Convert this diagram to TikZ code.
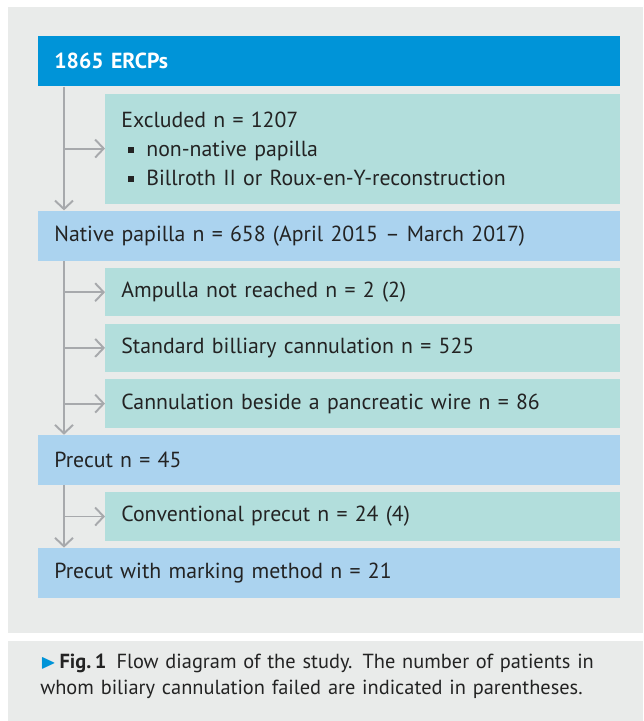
\documentclass[tikz,border=0pt]{standalone}
\usepackage{amssymb}
\usepackage{fontspec}
\setmainfont{PT Sans}
\usetikzlibrary{positioning,arrows.meta}

\definecolor{ercpblue}{RGB}{0,148,216}
\definecolor{mainblue}{RGB}{171,211,239}
\definecolor{sideteal}{RGB}{178,222,220}
\definecolor{panelgrey}{RGB}{233,235,234}
\definecolor{flowgrey}{RGB}{167,169,172}
\definecolor{textgrey}{RGB}{35,35,35}

\newcommand\sqbullet{\hspace*{0.14cm}\rule[0.28ex]{0.12cm}{0.12cm}\hspace*{0.24cm}}

\begin{document}
\begin{tikzpicture}[every node/.style={font=\fontsize{12.4}{16.5}\selectfont, text=textgrey},
    mainbox/.style={rectangle, fill=mainblue, text width=11cm, inner xsep=0.32cm, inner ysep=0pt, minimum height=1cm, align=left},
    sidebox/.style={rectangle, fill=sideteal, text width=9.66cm, inner xsep=0.32cm, inner ysep=0pt, minimum height=0.97cm, align=left},
    flow/.style={draw=flowgrey, line width=1.1pt, -{Straight Barb[length=0.17cm, width=0.36cm, line width=1.1pt]}}]
    \useasboundingbox (0,0) rectangle (12.86,-14.42);
    % Panels
    \fill[panelgrey] (0.16,-0.14) rectangle (12.86,-12.66);
    \fill[panelgrey] (0.16,-12.82) rectangle (12.86,-14.42);

    % Start
    \node[mainbox, fill=ercpblue, anchor=north west, font=\fontsize{12.4}{16.5}\selectfont\bfseries, text=white] (hdr) at (0.76,-0.72) {1865 ERCPs};
    \coordinate (spine) at ([xshift=0.52cm]hdr.south west);
    \node[sidebox, minimum height=2.2cm, below=0.13cm of hdr.south east, anchor=north east] (excl) {Excluded n = 1207\\
        \sqbullet non-native papilla\\
        \sqbullet Billroth II or Roux-en-Y-reconstruction};
    \node[mainbox, below=0.13cm of excl.south west, anchor=north west, xshift=-1.34cm] (native) {Native papilla n = 658 (April 2015 -- March 2017)};

    % Arrows
    \draw[flow] (spine) -- (spine |- native.north);
    \draw[flow] (spine |- excl.west) -- (excl.west);

    % Native papilla
    \coordinate (spine2) at ([xshift=0.52cm]native.south west);
    \node[sidebox, below=0.13cm of native.south east, anchor=north east] (amp) {Ampulla not reached n = 2 (2)};
    \node[sidebox, below=0.13cm of amp] (std) {Standard billiary cannulation n = 525};
    \node[sidebox, below=0.13cm of std] (wire) {Cannulation beside a pancreatic wire n = 86};
    \node[mainbox, below=0.13cm of wire.south west, anchor=north west, xshift=-1.34cm] (precut) {Precut n = 45};

    % Arrows
    \draw[flow] (spine2) -- (spine2 |- precut.north);
    \draw[flow] (spine2 |- amp.west) -- (amp.west);
    \draw[flow] (spine2 |- std.west) -- (std.west);
    \draw[flow] (spine2 |- wire.west) -- (wire.west);

    % Precut
    \coordinate (spine3) at ([xshift=0.52cm]precut.south west);
    \node[sidebox, below=0.13cm of precut.south east, anchor=north east] (conv) {Conventional precut n = 24 (4)};
    \node[mainbox, below=0.13cm of conv.south west, anchor=north west, xshift=-1.34cm] (mark) {Precut with marking method n = 21};

    % Arrows
    \draw[flow] (spine3) -- (spine3 |- mark.north);
    \draw[flow] (spine3 |- conv.west) -- (conv.west);

    % Caption
    \node[anchor=north west, text width=11.9cm, align=left, inner sep=0pt, font=\fontsize{11.6}{14.8}\selectfont] (caption) at (0.8,-13.08) {\textcolor{ercpblue}{$\blacktriangleright$}\,\textbf{Fig.\,1}\enspace Flow diagram of the study. The number of patients in\\ whom biliary cannulation failed are indicated in parentheses.};
\end{tikzpicture}
\end{document}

TASK DIRECTIONS — Write out the full listing verbatim, excluding its pictures.

RESULT FOR THIS TASK —
Convert this diagram to TikZ code.
\documentclass[tikz,border=0pt]{standalone}
\usepackage{amssymb}
\usepackage{fontspec}
\setmainfont{PT Sans}
\usetikzlibrary{positioning,arrows.meta}

\definecolor{ercpblue}{RGB}{0,148,216}
\definecolor{mainblue}{RGB}{171,211,239}
\definecolor{sideteal}{RGB}{178,222,220}
\definecolor{panelgrey}{RGB}{233,235,234}
\definecolor{flowgrey}{RGB}{167,169,172}
\definecolor{textgrey}{RGB}{35,35,35}

\newcommand\sqbullet{\hspace*{0.14cm}\rule[0.28ex]{0.12cm}{0.12cm}\hspace*{0.24cm}}

\begin{document}
\begin{tikzpicture}[every node/.style={font=\fontsize{12.4}{16.5}\selectfont, text=textgrey},
    mainbox/.style={rectangle, fill=mainblue, text width=11cm, inner xsep=0.32cm, inner ysep=0pt, minimum height=1cm, align=left},
    sidebox/.style={rectangle, fill=sideteal, text width=9.66cm, inner xsep=0.32cm, inner ysep=0pt, minimum height=0.97cm, align=left},
    flow/.style={draw=flowgrey, line width=1.1pt, -{Straight Barb[length=0.17cm, width=0.36cm, line width=1.1pt]}}]
    \useasboundingbox (0,0) rectangle (12.86,-14.42);
    % Panels
    \fill[panelgrey] (0.16,-0.14) rectangle (12.86,-12.66);
    \fill[panelgrey] (0.16,-12.82) rectangle (12.86,-14.42);

    % Start
    \node[mainbox, fill=ercpblue, anchor=north west, font=\fontsize{12.4}{16.5}\selectfont\bfseries, text=white] (hdr) at (0.76,-0.72) {1865 ERCPs};
    \coordinate (spine) at ([xshift=0.52cm]hdr.south west);
    \node[sidebox, minimum height=2.2cm, below=0.13cm of hdr.south east, anchor=north east] (excl) {Excluded n = 1207\\
        \sqbullet non-native papilla\\
        \sqbullet Billroth II or Roux-en-Y-reconstruction};
    \node[mainbox, below=0.13cm of excl.south west, anchor=north west, xshift=-1.34cm] (native) {Native papilla n = 658 (April 2015 -- March 2017)};

    % Arrows
    \draw[flow] (spine) -- (spine |- native.north);
    \draw[flow] (spine |- excl.west) -- (excl.west);

    % Native papilla
    \coordinate (spine2) at ([xshift=0.52cm]native.south west);
    \node[sidebox, below=0.13cm of native.south east, anchor=north east] (amp) {Ampulla not reached n = 2 (2)};
    \node[sidebox, below=0.13cm of amp] (std) {Standard billiary cannulation n = 525};
    \node[sidebox, below=0.13cm of std] (wire) {Cannulation beside a pancreatic wire n = 86};
    \node[mainbox, below=0.13cm of wire.south west, anchor=north west, xshift=-1.34cm] (precut) {Precut n = 45};

    % Arrows
    \draw[flow] (spine2) -- (spine2 |- precut.north);
    \draw[flow] (spine2 |- amp.west) -- (amp.west);
    \draw[flow] (spine2 |- std.west) -- (std.west);
    \draw[flow] (spine2 |- wire.west) -- (wire.west);

    % Precut
    \coordinate (spine3) at ([xshift=0.52cm]precut.south west);
    \node[sidebox, below=0.13cm of precut.south east, anchor=north east] (conv) {Conventional precut n = 24 (4)};
    \node[mainbox, below=0.13cm of conv.south west, anchor=north west, xshift=-1.34cm] (mark) {Precut with marking method n = 21};

    % Arrows
    \draw[flow] (spine3) -- (spine3 |- mark.north);
    \draw[flow] (spine3 |- conv.west) -- (conv.west);

    % Caption
    \node[anchor=north west, text width=11.9cm, align=left, inner sep=0pt, font=\fontsize{11.6}{14.8}\selectfont] (caption) at (0.8,-13.08) {\textcolor{ercpblue}{$\blacktriangleright$}\,\textbf{Fig.\,1}\enspace Flow diagram of the study. The number of patients in\\ whom biliary cannulation failed are indicated in parentheses.};
\end{tikzpicture}
\end{document}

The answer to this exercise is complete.